Lately, my kids have found a new favorite hiding place: the space under our 4-seater dining table. They love lying flat on the chair seats so that I won’t see them. I pretend not to know they’re there though I can clearly hear their incessant giggling. Plus, that dining table’s too small so there’s usually a limb or two sticking out.


(Don’t mind the price tag on that chair. My eldest says that’s to let everyone know that the chair is hers.)

I let the kids be because it brings up a childhood memory that never fails to make me cringe. You see, the six-seater dining table in my parents’ home is a huge affair. I believe it’s made of narra or some other sturdy wood. It’s so sturdy that it has remained intact despite all the years of abuse from three cranky teenage girls.The wood whence that table was crafted from had been standing in my mother’s family’s land for centuries before it was cut off to be turned into furniture. Because my dad is a big man, the chairs were also made to fit his size. It has huge legs too.

A child could get lost under that table for days.

And any unsuspecting adult could fall prey to a child’s curious mind if they weren’t careful.

I’ve probably been kicked off from underneath that table more times than I can count. (I grew up at a time when child abuse was still an alien concept). One time, an uncle kicked me so hard I stayed away from that table for days. Hey, it wasn’t my fault that his toes were so big and ugly. I was just trying to help the guy out by picking his ingrown big toe with a needle.

Sometimes my younger sister and I would play under that table. It was our Narnia, where we were beautiful graceful queens who could charm any cat to do our bidding. Not that our cats ever did.

So one day, during one such adventure, dad came by. He sat on his chair. We wouldn’t have minded because he usually did so at that time of the day. He probably was too preoccupied to notice we were there.

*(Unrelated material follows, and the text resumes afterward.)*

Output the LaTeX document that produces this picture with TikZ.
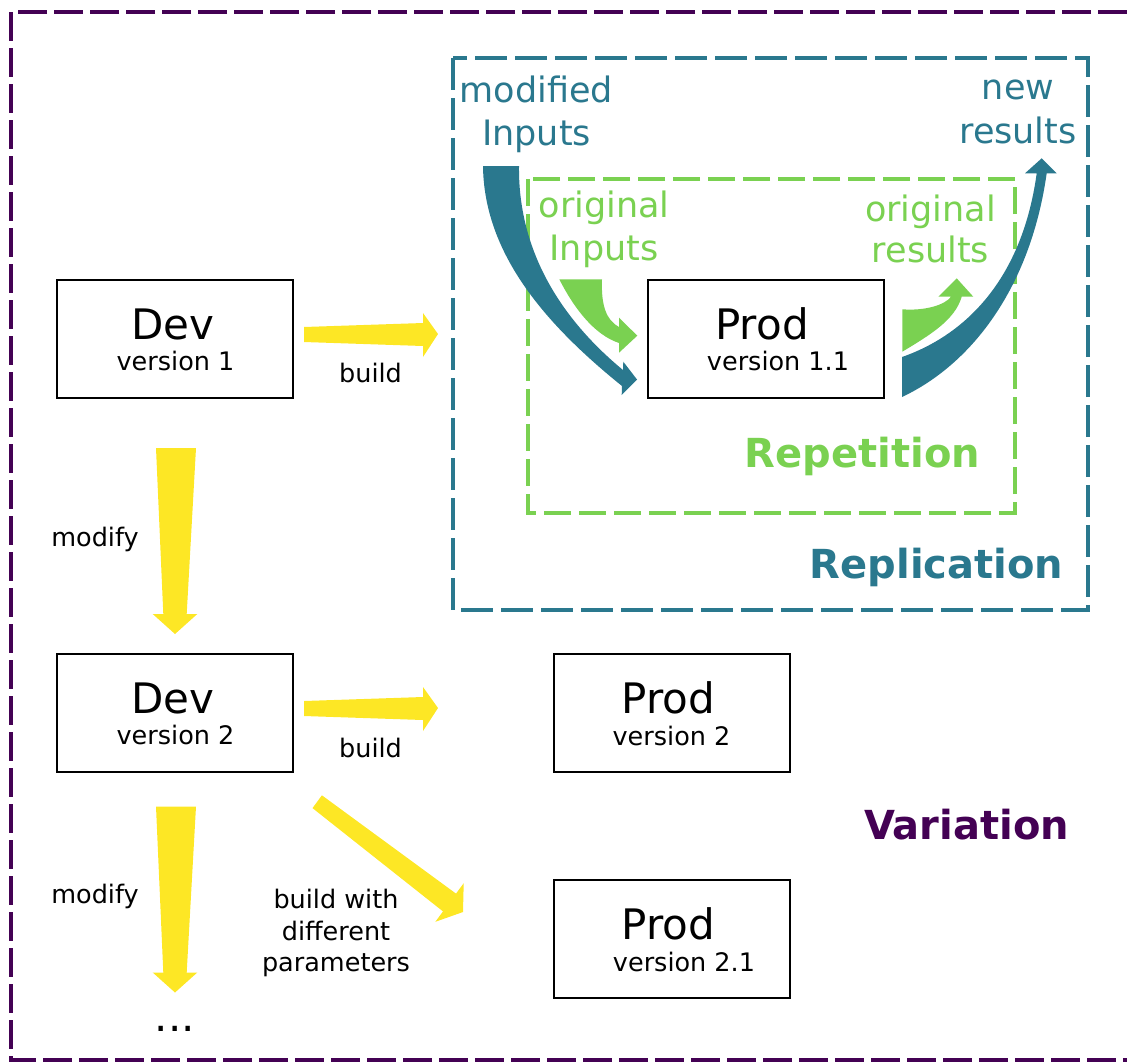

What caught our attention was the fact that he was only wearing a towel with nothing underneath it. The towel was big enough to cover up his private parts. Well, at least it would have covered them if he were standing up. But he was seated. And we were staring straight at it. At first we were shocked. We’ve seen some of our younger male cousins naked so we knew exactly what we were looking at.

And then we started giggling because my sister said it looked like Popeye’s nose with a sunburn. Then I said it looked like a really dark sunburnt eggplant. And we started to outdo each other on analogies. We couldn’t stop giggling even if we wanted to.

Long story short, dad noticed our presence. Nope. He loved us too much too kick us. And I guess he was embarrassed too. He also probably heard our conversation because we were whispering loud enough to wake the dead. So he grabbed a broom and swept us off of our hiding place, one piece of giggling entangled limb after another.

Oh, we had more fun under that table after that incident. I’m not quite sure when we stopped hanging out under that table. I guess life just happened. But the memories are enough.